India’s state-run housing boards want a piece of the still booming real-estate market, and they don’t mind going through a makeover if that’s what it takes to get this.
Land prices, despite recent concerns that the real-estate boom is over, continue to remain reasonably high and there is still enough demand for space for developers to launch new projects, both commercial and residential. And so, the housing boards, which were once synonymous with drab office complexes, residences, and retail spaces, have gone the glass-and-chrome route and have begun teaming up with companies from the private sector for projects.
Andhra Pradesh Housing Board has already partnered with private developers in 23 projects, including two IT parks being developed by DLF Ltd and Mindspace, part of the K Raheja Group. “The experience thus far has been good,” said D.S. Raju, project coordinator of APHB, who handles joint-venture projects. “We share the profits if we put in equity, or else we take a commission on total sales.”
The board has chosen to take an equity stake in only one project; in the rest, it earns a commission that could range from 1.5% to 8%. According to Raju, commercial projects constitute a tenth of the total work undertaken by APHB; the rest is housing projects.
“It is not possible for us to sell affordable houses in Chennai,” said a senior official in charge of projects in Tamil Nadu Housing Board (TNHB), adding, “land prices have skyrocketed in the last few years.” Still, not wanting to be left out, TNHB is seeking partnerships with private firms to develop commercial properties for the first time in its 45-year history. The board says it will jointly develop IT parks and modern retail malls with private developers.
TNHB has a landbank of 1,400 acres waiting to be developed. This will attract at least Rs1,200 crore of investments, said a top official at the housing board who declined to be named.
While the state-run entity will handle government approvals and land acquisition, the private companies will be responsible for design, construction and marketing. TNHB has held preliminary talks with DLF, McNamara International, Emaar-MGF Land Private Ltd, and with two Malaysian companies, UEM Group and IJM Properties, said the official. TNHB’s plans also include an IT park with a built-up area of 250,000sq.ft. To be built at a cost of Rs55 crore, the park will be located in South Asian Games Village, forming part of Chennai’s peripheral business district.
That site will be somewhat unusual in the sense that a majority of new construction tailored for the tech industry is coming up along a 45km stretch connecting south Chennai and Mahabalipuram. The board’s project is “a good idea. The place is easily accessible and there is a lot of employee catchment” there, says Ramesh Nair, local director of Jones Lang LaSalle, a real-estate advisory.

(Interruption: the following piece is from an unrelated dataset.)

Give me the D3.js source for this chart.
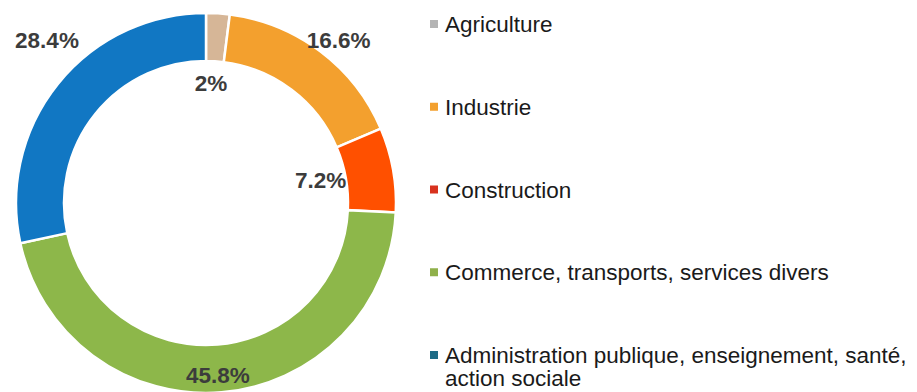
<!DOCTYPE html>
<html>
<head>
<meta charset="utf-8">
<script src="https://cdn.jsdelivr.net/npm/d3@7/dist/d3.min.js"></script>
<style>
  html, body { margin: 0; padding: 0; background: #ffffff; }
  svg { display: block; }
</style>
</head>
<body>
<svg id="chart" width="917" height="392"></svg>
<script>
// Répartition des emplois par secteur (%)
const categories = [
  "Agriculture",
  "Industrie",
  "Construction",
  "Commerce, transports, services divers",
  "Administration publique, enseignement, santé, action sociale"
];
const values = [2, 16.6, 7.2, 45.8, 28.4];
const valueLabels = ["2%", "16.6%", "7.2%", "45.8%", "28.4%"];
const legendLines = [
  ["Agriculture"],
  ["Industrie"],
  ["Construction"],
  ["Commerce, transports, services divers"],
  ["Administration publique, enseignement, santé,", "action sociale"]
];

const sliceColors = ["#d6b697", "#f3a02e", "#ff5000", "#8db74a", "#1177c3"];
const legendColors = ["#b4b4b4", "#f3a02e", "#d8321e", "#8fb04a", "#1d6b86"];

const svg = d3.select("#chart");
const cx = 206, cy = 203;
const outerR = 190, innerR = 142;

const pie = d3.pie().value(d => d).sort(null);
const arcs = pie(values);
const arc = d3.arc().innerRadius(innerR).outerRadius(outerR);

const g = svg.append("g").attr("transform", `translate(${cx},${cy})`);

g.selectAll("path.slice")
  .data(arcs)
  .join("path")
  .attr("class", "slice")
  .attr("d", arc)
  .attr("fill", (d, i) => sliceColors[i])
  .attr("stroke", "#ffffff")
  .attr("stroke-width", 2.5)
  .attr("stroke-linejoin", "miter");

// Label placement: distance from centre and angular nudge (degrees) per slice
const labelRadius = [120, 210, 117, 172, 228];
const labelNudge = [-1.2, 2.1, -1.2, 0.7, 6.9];

g.selectAll("text.value")
  .data(arcs)
  .join("text")
  .attr("class", "value")
  .attr("x", (d, i) => {
    const a = (d.startAngle + d.endAngle) / 2 + labelNudge[i] * Math.PI / 180;
    return Math.sin(a) * labelRadius[i];
  })
  .attr("y", (d, i) => {
    const a = (d.startAngle + d.endAngle) / 2 + labelNudge[i] * Math.PI / 180;
    return -Math.cos(a) * labelRadius[i];
  })
  .attr("dy", "0.36em")
  .attr("text-anchor", "middle")
  .attr("font-family", "Liberation Sans, Arial, sans-serif")
  .attr("font-weight", "bold")
  .attr("font-size", 22.5)
  .attr("fill", "#3c3c3c")
  .text((d, i) => valueLabels[i]);

// Legend
const legendY = d3.scalePoint().domain(categories).range([24, 355]);
const legend = svg.append("g");
const items = legend.selectAll("g.item")
  .data(categories)
  .join("g")
  .attr("class", "item")
  .attr("transform", d => `translate(430,${legendY(d)})`);

items.append("rect")
  .attr("x", 0)
  .attr("y", -4)
  .attr("width", 8)
  .attr("height", 8)
  .attr("fill", (d, i) => legendColors[i]);

items.append("text")
  .attr("x", 15)
  .attr("y", 0)
  .attr("font-family", "Liberation Sans, Arial, sans-serif")
  .attr("font-size", 22.5)
  .attr("fill", "#1a1a1a")
  .selectAll("tspan")
  .data((d, i) => legendLines[i])
  .join("tspan")
  .attr("x", 15)
  .attr("dy", (t, j) => j === 0 ? "0.36em" : "1.0em")
  .text(t => t);
</script>
</body>
</html>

Board officials say it is a ‘win-win’ situation, as the joint venture with private firms will help unlock the value of the land and provide additional revenue for the board. Housing boards in Karnataka and Gujarat, too, are in different stages of implementing similar strategies.
According to Knight Frank, an independent consulting firm, the real-estate market is growing at a rate of 30% a year. The firm estimates that around 30 million sq.ft of new office space will enter the market this year.
The Karnataka housing board recently started scouting for a joint-venture partner to build a commercial complex, multiplexes and a convention centre in a 12-acre plot near Bangalore.